Tips for development

If you’re an ENTJ, consider these as avenues for development:

  • Build personal relationships at work

    You take a no nonsense approach to work, and you prefer to get straight to the point. But understand that some people like to build relationships with people at work and they become more effective when working with people they like personally. 

    Occasionally, approach a colleague at work and ask them out for coffee and have a chat with them, with no agendas. Be comfortable with sharing a little of your personal life and allow others to share theirs. 

    You will find a good relationship goes a long way at the workplace.

  • Listen to others before you make a decision

    You are decisive, but you may tend towards being too decisive, i.e impulsive in the eyes of others. Learn to be more patient with other communication styles and seek to understand the perspective of others before you make a decision or conclusion.

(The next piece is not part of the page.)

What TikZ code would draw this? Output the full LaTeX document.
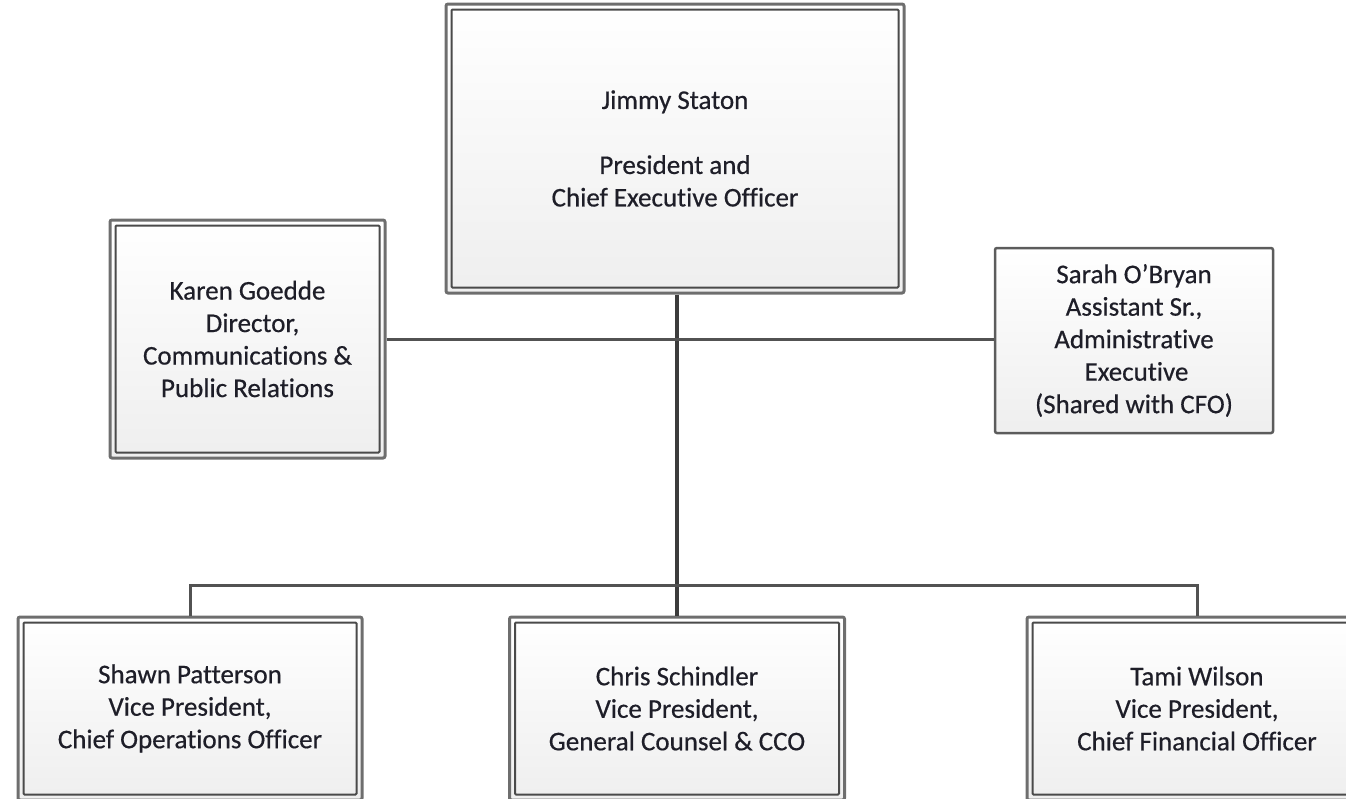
\documentclass[tikz,border=0pt]{standalone}
\usepackage{fontspec}
\setmainfont{Carlito}[Ligatures={NoCommon},FakeBold=0.5]
\definecolor{outerline}{HTML}{6E6E6E}
\definecolor{innerline}{HTML}{4A4A4A}
\definecolor{connline}{HTML}{525252}
\definecolor{trunkline}{HTML}{3C3C3C}
\definecolor{txt}{HTML}{1E1E28}
\begin{document}
\begin{tikzpicture}[x=1pt,y=-1pt,
  box/.style={draw=outerline, line width=3pt, rounded corners=2pt,
    top color=white, bottom color=gray!13, inner sep=0pt, anchor=center,
    align=center, text=txt, font=\fontsize{27}{32.5}\selectfont},
  singlebox/.style={box, line width=2.5pt, draw=innerline!90},
  inner/.style={draw=innerline, line width=2pt},
  conn/.style={draw=connline, line width=3pt},
  trunk/.style={draw=trunkline, line width=3.2pt}]
\useasboundingbox (0,0) rectangle (1346,798);

% nodes
\node[box, minimum width=458pt, minimum height=289pt] (jimmy) at (675,148.5)
  {Jimmy Staton\\[32.5pt]President and\\Chief Executive Officer};
\node[box, minimum width=275pt, minimum height=238pt] (karen) at (247.5,339)
  {Karen Goedde\\\hspace*{10pt}Director,\\Communications \&\\Public Relations};
\node[singlebox, minimum width=278pt, minimum height=185pt] (sarah) at (1134,340.5)
  {Sarah O'Bryan\\Assistant Sr.,\\Administrative\\\hspace*{5pt}Executive\\(Shared with CFO)};
\node[box, minimum width=344pt, minimum height=183pt] (shawn) at (190,708.5)
  {Shawn Patterson\\Vice President,\\Chief Operations Officer};
\node[box, minimum width=335pt, minimum height=183pt] (chris) at (677,708.5)
  {Chris Schindler\\Vice President,\\General Counsel \& CCO};
\node[box, minimum width=340pt, minimum height=183pt] (tami) at (1197,708.5)
  {Tami Wilson\\Vice President,\\Chief Financial Officer};

% inner border lines
\foreach \n in {jimmy,karen,shawn,chris,tami}{
  \draw[inner, rounded corners=1pt] ([xshift=7pt,yshift=-7pt]\n.north west) rectangle ([xshift=-7pt,yshift=7pt]\n.south east);
}

% connectors
\coordinate (bar) at (677,585);
\draw[trunk] (jimmy.south -| chris.north) -- (chris.north);
\draw[conn] (karen.east) -- (karen.east -| sarah.west);
\draw[conn] (shawn.north) |- (bar) -| (tami.north);
\end{tikzpicture}
\end{document}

    Try to see the merits of other’s perspective and integrate them with your own perspective. You will end up with a more wholesome solution.  Also learn to listen emphatically to others.
  • Speak in practical language

    You may prefer to speak in concepts, the abstract and the big picture, but understand that many people only understand it when you put it in practical, direct applicable, actionable ways. 

    When you share a vision or an idea, try to break it down for people into sequential, concrete steps to what they can do so that they will move ahead with the progressing of the idea.